>> start
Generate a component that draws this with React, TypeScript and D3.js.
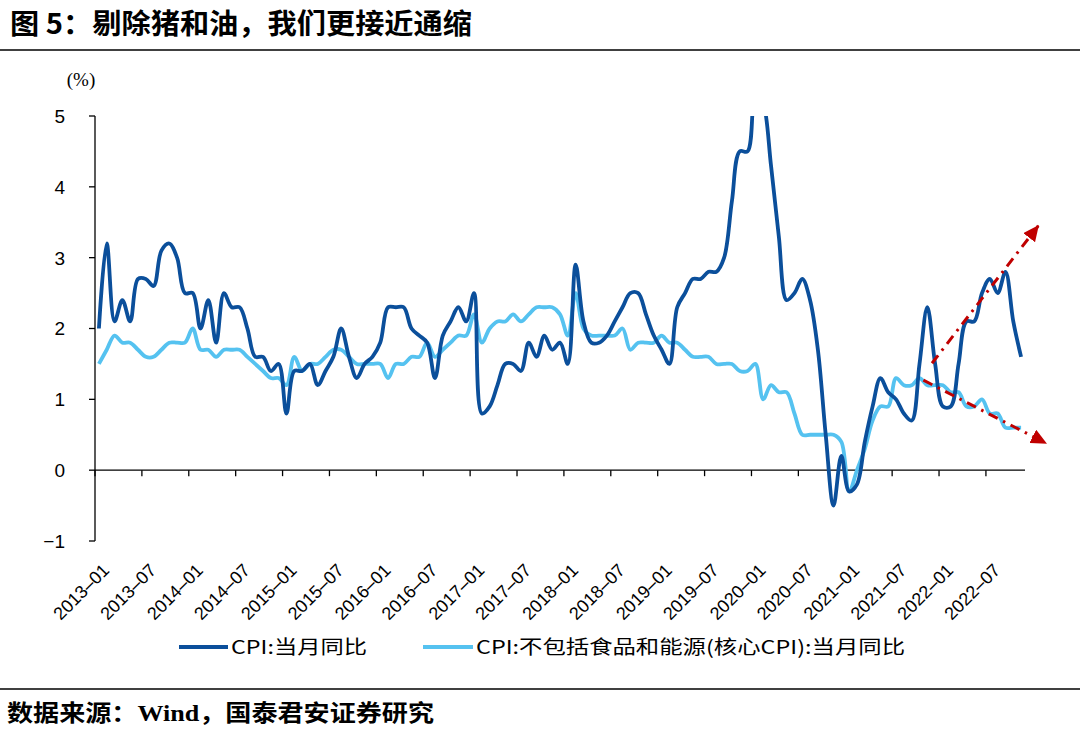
>> end
>> start
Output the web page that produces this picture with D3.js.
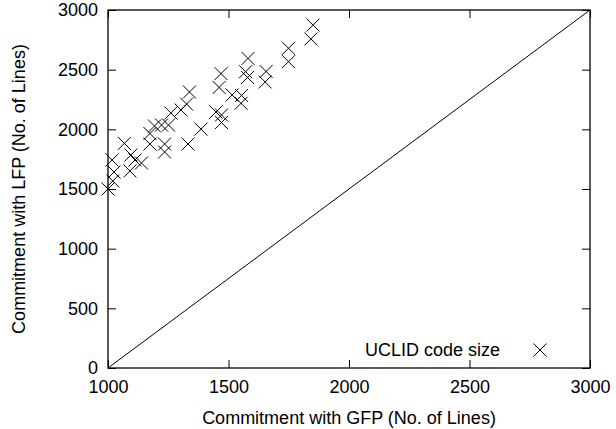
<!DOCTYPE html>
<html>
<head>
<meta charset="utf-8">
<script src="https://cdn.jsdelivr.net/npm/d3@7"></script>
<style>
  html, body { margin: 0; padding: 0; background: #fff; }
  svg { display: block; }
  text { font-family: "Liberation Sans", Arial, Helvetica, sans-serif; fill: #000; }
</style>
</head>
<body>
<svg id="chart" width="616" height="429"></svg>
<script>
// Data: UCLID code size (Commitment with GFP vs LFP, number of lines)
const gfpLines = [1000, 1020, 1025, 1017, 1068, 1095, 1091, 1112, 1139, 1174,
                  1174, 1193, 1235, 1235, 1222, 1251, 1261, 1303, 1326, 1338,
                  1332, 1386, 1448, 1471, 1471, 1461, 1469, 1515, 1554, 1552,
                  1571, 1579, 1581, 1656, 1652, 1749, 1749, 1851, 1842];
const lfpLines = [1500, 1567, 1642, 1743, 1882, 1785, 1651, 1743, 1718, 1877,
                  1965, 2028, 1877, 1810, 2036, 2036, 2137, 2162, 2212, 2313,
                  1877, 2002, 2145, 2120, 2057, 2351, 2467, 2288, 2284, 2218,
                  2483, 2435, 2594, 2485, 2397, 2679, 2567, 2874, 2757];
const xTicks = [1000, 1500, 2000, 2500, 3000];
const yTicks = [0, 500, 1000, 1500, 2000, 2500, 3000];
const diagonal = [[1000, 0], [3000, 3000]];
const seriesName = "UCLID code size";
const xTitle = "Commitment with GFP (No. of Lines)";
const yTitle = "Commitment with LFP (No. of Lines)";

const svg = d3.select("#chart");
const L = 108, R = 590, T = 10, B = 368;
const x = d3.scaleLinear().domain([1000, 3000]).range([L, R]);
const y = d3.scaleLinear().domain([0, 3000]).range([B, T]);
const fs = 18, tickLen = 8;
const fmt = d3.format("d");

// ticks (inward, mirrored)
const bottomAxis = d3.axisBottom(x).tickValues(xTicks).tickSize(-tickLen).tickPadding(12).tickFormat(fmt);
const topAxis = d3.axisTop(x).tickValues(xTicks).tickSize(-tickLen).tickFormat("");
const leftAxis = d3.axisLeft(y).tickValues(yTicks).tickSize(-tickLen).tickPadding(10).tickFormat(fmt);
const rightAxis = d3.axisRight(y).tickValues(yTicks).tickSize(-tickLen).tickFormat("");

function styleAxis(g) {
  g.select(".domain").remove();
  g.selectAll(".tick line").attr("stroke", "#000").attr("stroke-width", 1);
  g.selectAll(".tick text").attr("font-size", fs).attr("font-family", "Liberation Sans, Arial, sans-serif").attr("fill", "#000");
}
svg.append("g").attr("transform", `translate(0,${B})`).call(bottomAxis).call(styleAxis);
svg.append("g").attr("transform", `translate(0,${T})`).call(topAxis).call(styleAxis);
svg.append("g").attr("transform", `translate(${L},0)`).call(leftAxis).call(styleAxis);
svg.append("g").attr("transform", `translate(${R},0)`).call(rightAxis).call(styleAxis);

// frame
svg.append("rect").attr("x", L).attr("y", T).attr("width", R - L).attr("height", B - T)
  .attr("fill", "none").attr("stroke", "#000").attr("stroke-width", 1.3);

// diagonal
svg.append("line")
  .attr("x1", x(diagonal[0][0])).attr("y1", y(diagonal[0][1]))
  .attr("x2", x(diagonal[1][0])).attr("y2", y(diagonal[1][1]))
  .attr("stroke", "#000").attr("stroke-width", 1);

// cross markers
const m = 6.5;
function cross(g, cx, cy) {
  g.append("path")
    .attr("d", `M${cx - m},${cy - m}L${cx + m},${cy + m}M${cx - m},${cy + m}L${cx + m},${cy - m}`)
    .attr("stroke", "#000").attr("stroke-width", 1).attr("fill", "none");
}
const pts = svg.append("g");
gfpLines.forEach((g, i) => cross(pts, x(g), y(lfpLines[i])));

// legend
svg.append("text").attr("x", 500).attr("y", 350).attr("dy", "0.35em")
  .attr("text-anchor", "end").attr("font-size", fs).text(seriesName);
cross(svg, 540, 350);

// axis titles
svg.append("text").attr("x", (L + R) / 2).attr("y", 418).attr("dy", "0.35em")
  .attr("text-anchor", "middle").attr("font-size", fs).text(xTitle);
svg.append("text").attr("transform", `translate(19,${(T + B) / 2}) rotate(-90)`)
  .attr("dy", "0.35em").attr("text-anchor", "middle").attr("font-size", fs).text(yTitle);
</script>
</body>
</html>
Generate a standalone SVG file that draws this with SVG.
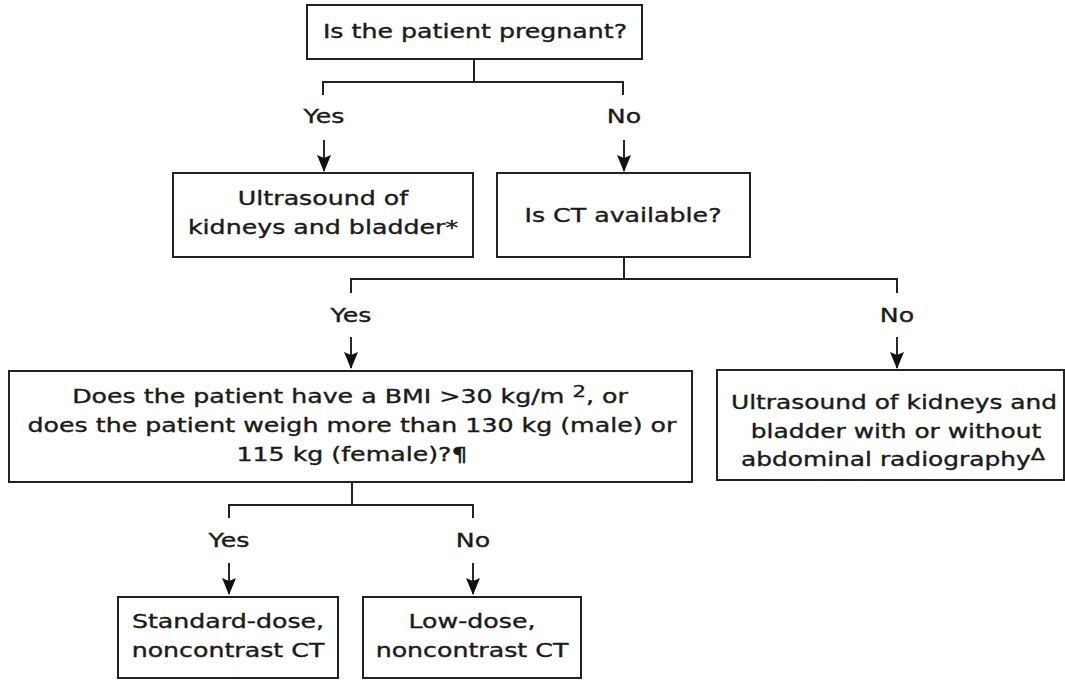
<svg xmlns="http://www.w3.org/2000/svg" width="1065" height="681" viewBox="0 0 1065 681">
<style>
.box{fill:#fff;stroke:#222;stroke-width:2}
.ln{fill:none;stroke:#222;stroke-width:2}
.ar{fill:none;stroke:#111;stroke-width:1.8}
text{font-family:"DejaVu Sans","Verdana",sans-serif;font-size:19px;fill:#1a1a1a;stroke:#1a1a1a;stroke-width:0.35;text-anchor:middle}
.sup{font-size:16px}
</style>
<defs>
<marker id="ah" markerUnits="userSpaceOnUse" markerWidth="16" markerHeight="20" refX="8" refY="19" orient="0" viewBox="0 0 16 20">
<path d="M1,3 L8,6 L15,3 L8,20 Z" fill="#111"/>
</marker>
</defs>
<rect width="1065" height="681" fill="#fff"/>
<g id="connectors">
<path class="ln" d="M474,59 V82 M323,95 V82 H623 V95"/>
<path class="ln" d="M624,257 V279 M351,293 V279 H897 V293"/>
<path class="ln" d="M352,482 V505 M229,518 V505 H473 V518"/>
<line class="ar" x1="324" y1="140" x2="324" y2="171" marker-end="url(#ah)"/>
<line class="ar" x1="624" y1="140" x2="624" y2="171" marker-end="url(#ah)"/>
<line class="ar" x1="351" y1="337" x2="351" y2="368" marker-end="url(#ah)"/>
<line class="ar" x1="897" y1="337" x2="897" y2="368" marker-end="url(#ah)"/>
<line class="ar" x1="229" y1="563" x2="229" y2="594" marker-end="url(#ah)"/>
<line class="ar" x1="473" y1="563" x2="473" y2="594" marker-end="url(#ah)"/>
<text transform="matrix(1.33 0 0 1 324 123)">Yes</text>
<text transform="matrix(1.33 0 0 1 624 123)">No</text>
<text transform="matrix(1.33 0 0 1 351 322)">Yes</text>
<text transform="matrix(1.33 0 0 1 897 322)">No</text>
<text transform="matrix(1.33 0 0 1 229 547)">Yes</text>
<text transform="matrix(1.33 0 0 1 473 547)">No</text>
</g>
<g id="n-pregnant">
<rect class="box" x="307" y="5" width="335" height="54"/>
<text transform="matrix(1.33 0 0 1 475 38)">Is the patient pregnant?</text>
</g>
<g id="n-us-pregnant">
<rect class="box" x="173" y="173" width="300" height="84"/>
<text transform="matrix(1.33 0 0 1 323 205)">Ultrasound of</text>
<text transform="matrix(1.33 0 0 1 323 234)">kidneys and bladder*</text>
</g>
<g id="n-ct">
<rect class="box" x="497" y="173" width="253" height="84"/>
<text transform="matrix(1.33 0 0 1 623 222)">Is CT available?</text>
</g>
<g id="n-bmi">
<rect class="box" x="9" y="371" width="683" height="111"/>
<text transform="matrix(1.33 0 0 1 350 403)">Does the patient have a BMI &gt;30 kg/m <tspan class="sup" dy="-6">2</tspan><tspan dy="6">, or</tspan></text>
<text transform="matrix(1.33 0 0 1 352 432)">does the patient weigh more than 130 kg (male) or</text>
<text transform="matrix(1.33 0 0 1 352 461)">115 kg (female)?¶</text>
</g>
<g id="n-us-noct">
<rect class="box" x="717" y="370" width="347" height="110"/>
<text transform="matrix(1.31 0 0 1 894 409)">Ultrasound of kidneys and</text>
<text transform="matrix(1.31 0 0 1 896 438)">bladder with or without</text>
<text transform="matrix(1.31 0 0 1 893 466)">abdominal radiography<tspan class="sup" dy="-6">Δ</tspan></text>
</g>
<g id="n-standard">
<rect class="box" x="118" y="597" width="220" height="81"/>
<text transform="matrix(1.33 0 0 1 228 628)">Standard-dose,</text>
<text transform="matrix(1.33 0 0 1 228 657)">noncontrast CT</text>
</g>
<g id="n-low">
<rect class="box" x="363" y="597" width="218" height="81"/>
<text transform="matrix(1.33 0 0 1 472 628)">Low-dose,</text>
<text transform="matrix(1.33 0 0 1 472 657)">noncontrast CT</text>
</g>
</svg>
>> end
>> start
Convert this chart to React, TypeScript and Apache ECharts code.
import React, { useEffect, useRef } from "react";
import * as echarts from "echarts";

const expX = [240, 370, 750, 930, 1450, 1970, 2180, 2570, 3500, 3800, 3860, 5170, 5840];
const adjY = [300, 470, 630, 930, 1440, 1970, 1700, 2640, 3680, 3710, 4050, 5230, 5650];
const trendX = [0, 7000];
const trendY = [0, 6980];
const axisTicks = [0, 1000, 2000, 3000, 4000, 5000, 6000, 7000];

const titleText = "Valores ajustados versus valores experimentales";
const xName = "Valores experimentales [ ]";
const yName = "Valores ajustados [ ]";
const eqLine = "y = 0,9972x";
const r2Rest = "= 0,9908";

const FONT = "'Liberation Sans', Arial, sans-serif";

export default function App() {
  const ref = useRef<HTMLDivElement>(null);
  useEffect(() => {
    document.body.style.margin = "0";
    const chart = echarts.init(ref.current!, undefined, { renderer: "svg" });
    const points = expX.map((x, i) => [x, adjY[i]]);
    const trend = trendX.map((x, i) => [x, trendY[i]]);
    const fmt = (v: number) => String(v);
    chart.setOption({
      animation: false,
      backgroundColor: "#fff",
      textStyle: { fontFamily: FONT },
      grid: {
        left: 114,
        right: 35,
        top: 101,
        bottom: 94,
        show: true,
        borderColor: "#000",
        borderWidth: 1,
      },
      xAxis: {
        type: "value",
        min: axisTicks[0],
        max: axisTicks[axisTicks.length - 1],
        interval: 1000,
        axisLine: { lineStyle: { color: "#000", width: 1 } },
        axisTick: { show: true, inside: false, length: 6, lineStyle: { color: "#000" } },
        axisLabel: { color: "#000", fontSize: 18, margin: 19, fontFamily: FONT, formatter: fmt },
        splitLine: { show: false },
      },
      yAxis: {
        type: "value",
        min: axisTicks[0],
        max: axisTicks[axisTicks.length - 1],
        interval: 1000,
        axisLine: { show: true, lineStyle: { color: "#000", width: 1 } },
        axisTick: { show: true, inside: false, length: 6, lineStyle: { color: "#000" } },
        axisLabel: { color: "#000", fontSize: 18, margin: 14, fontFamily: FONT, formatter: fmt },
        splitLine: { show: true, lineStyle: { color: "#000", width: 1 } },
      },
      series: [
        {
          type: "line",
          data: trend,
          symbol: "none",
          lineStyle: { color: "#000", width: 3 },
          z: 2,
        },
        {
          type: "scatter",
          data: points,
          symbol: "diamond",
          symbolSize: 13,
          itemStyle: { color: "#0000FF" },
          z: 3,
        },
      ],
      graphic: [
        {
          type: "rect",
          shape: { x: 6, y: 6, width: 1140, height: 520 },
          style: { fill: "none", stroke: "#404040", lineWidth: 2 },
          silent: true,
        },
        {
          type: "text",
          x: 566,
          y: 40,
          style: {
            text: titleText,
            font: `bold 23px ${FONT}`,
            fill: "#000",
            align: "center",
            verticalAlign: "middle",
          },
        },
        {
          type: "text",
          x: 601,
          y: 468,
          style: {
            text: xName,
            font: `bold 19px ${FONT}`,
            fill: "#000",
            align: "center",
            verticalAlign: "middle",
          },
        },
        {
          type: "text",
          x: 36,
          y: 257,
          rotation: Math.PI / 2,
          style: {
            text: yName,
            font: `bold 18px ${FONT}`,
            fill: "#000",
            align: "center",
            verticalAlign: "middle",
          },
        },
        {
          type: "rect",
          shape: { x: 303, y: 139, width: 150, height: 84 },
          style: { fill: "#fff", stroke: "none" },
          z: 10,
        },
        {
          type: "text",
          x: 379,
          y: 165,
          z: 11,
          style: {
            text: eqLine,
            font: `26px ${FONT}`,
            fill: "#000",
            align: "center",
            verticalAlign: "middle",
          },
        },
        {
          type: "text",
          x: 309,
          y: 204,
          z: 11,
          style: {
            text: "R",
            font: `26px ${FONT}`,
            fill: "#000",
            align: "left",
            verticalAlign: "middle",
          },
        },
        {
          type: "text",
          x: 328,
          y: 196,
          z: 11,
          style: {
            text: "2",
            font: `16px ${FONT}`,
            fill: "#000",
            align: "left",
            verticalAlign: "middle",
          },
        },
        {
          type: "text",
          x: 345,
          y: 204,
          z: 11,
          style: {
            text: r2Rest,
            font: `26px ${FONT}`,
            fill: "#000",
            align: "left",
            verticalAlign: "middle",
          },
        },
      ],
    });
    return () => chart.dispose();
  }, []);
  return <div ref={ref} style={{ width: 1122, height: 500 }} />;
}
>> end
# Description of the task:
Extract the lines from the line with "Convert this chart" through the line with "import * as". Keep both of those lines, copy everything exactly, and add nothing.

# Solution for this task:
Convert this chart to React, TypeScript and Apache ECharts code.
import React, { useEffect, useRef } from "react";
import * as echarts from "echarts";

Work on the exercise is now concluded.